* start INFORMATION SUPPLIED *

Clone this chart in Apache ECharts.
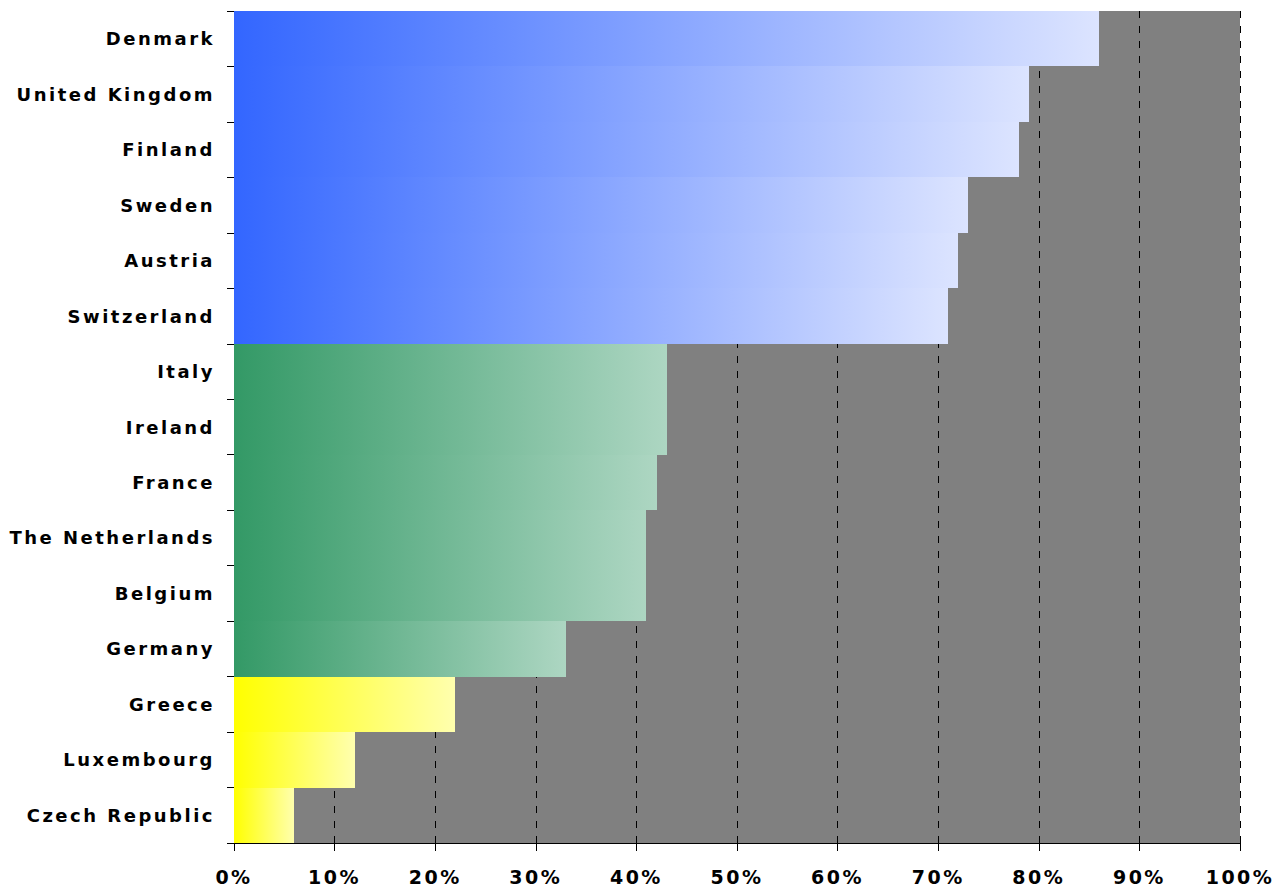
<!DOCTYPE html>
<html>
<head>
<meta charset="utf-8">
<script src="https://cdn.jsdelivr.net/npm/echarts@6/dist/echarts.min.js"></script>
<style>
  html, body { margin: 0; padding: 0; background: #ffffff; }
  #chart { width: 1277px; height: 889px; }
  /* wide, spaced-out lettering for the axis labels */
  #chart text { letter-spacing: 2.5px; }
  /* no hairline seams between touching bars */
  #chart path { shape-rendering: crispEdges; }
</style>
</head>
<body>
<div id="chart"></div>
<script>
// Countries, top to bottom
const countries = [
  'Denmark', 'United Kingdom', 'Finland', 'Sweden', 'Austria', 'Switzerland',
  'Italy', 'Ireland', 'France', 'The Netherlands', 'Belgium', 'Germany',
  'Greece', 'Luxembourg', 'Czech Republic'
];
// Share per country, in percent
const shares = [86, 79, 78, 73, 72, 71, 43, 43, 42, 41, 41, 33, 22, 12, 6];
// Colour group per country
const groups = [
  'high', 'high', 'high', 'high', 'high', 'high',
  'mid', 'mid', 'mid', 'mid', 'mid', 'mid',
  'low', 'low', 'low'
];
// Percentage axis ticks
const percentTicks = [0, 10, 20, 30, 40, 50, 60, 70, 80, 90, 100];

const groupColors = {
  high: ['#3366FF', '#DCE4FF'],
  mid:  ['#339966', '#ADD6C2'],
  low:  ['#FFFF00', '#FFFFAE']
};

const chart = echarts.init(document.getElementById('chart'), null, { renderer: 'svg' });

const barData = shares.map((v, i) => {
  const c = groupColors[groups[i]];
  return {
    value: v,
    itemStyle: {
      color: new echarts.graphic.LinearGradient(0, 0, 1, 0, [
        { offset: 0, color: c[0] },
        { offset: 1, color: c[1] }
      ])
    }
  };
});

const labelFont = {
  color: '#000000',
  fontFamily: 'DejaVu Sans',
  fontWeight: 'bold'
};

chart.setOption({
  animation: false,
  backgroundColor: '#ffffff',
  grid: {
    left: 234,
    right: 37,
    top: 11,
    bottom: 46,
    show: true,
    backgroundColor: '#808080',
    borderWidth: 0
  },
  xAxis: {
    type: 'value',
    min: percentTicks[0],
    max: percentTicks[percentTicks.length - 1],
    interval: percentTicks[1] - percentTicks[0],
    axisLine: { show: true, lineStyle: { color: '#000000', width: 1 } },
    axisTick: { show: true, length: 8, lineStyle: { color: '#000000', width: 1 } },
    axisLabel: Object.assign({ fontSize: 19, margin: 24, formatter: '{value}%' }, labelFont),
    splitLine: {
      show: true,
      lineStyle: { color: '#000000', width: 1, type: [7, 8] }
    }
  },
  yAxis: {
    type: 'category',
    data: countries,
    inverse: true,
    axisLine: { show: true, lineStyle: { color: '#000000', width: 1 } },
    axisTick: { show: true, length: 7, lineStyle: { color: '#000000', width: 1 } },
    axisLabel: Object.assign({ fontSize: 18, margin: 19 }, labelFont),
    splitLine: { show: false }
  },
  series: [{
    type: 'bar',
    data: barData,
    barWidth: '100%',
    barCategoryGap: 0,
    z: 2
  }]
});
</script>
</body>
</html>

* end INFORMATION SUPPLIED *

§ **YOUR OBJECTIVE**
Your copy of the data above should match it exactly, except that pictures are left out.

§ **OUTPUT BELOW**
Clone this chart in Apache ECharts.
<!DOCTYPE html>
<html>
<head>
<meta charset="utf-8">
<script src="https://cdn.jsdelivr.net/npm/echarts@6/dist/echarts.min.js"></script>
<style>
  html, body { margin: 0; padding: 0; background: #ffffff; }
  #chart { width: 1277px; height: 889px; }
  /* wide, spaced-out lettering for the axis labels */
  #chart text { letter-spacing: 2.5px; }
  /* no hairline seams between touching bars */
  #chart path { shape-rendering: crispEdges; }
</style>
</head>
<body>
<div id="chart"></div>
<script>
// Countries, top to bottom
const countries = [
  'Denmark', 'United Kingdom', 'Finland', 'Sweden', 'Austria', 'Switzerland',
  'Italy', 'Ireland', 'France', 'The Netherlands', 'Belgium', 'Germany',
  'Greece', 'Luxembourg', 'Czech Republic'
];
// Share per country, in percent
const shares = [86, 79, 78, 73, 72, 71, 43, 43, 42, 41, 41, 33, 22, 12, 6];
// Colour group per country
const groups = [
  'high', 'high', 'high', 'high', 'high', 'high',
  'mid', 'mid', 'mid', 'mid', 'mid', 'mid',
  'low', 'low', 'low'
];
// Percentage axis ticks
const percentTicks = [0, 10, 20, 30, 40, 50, 60, 70, 80, 90, 100];

const groupColors = {
  high: ['#3366FF', '#DCE4FF'],
  mid:  ['#339966', '#ADD6C2'],
  low:  ['#FFFF00', '#FFFFAE']
};

const chart = echarts.init(document.getElementById('chart'), null, { renderer: 'svg' });

const barData = shares.map((v, i) => {
  const c = groupColors[groups[i]];
  return {
    value: v,
    itemStyle: {
      color: new echarts.graphic.LinearGradient(0, 0, 1, 0, [
        { offset: 0, color: c[0] },
        { offset: 1, color: c[1] }
      ])
    }
  };
});

const labelFont = {
  color: '#000000',
  fontFamily: 'DejaVu Sans',
  fontWeight: 'bold'
};

chart.setOption({
  animation: false,
  backgroundColor: '#ffffff',
  grid: {
    left: 234,
    right: 37,
    top: 11,
    bottom: 46,
    show: true,
    backgroundColor: '#808080',
    borderWidth: 0
  },
  xAxis: {
    type: 'value',
    min: percentTicks[0],
    max: percentTicks[percentTicks.length - 1],
    interval: percentTicks[1] - percentTicks[0],
    axisLine: { show: true, lineStyle: { color: '#000000', width: 1 } },
    axisTick: { show: true, length: 8, lineStyle: { color: '#000000', width: 1 } },
    axisLabel: Object.assign({ fontSize: 19, margin: 24, formatter: '{value}%' }, labelFont),
    splitLine: {
      show: true,
      lineStyle: { color: '#000000', width: 1, type: [7, 8] }
    }
  },
  yAxis: {
    type: 'category',
    data: countries,
    inverse: true,
    axisLine: { show: true, lineStyle: { color: '#000000', width: 1 } },
    axisTick: { show: true, length: 7, lineStyle: { color: '#000000', width: 1 } },
    axisLabel: Object.assign({ fontSize: 18, margin: 19 }, labelFont),
    splitLine: { show: false }
  },
  series: [{
    type: 'bar',
    data: barData,
    barWidth: '100%',
    barCategoryGap: 0,
    z: 2
  }]
});
</script>
</body>
</html>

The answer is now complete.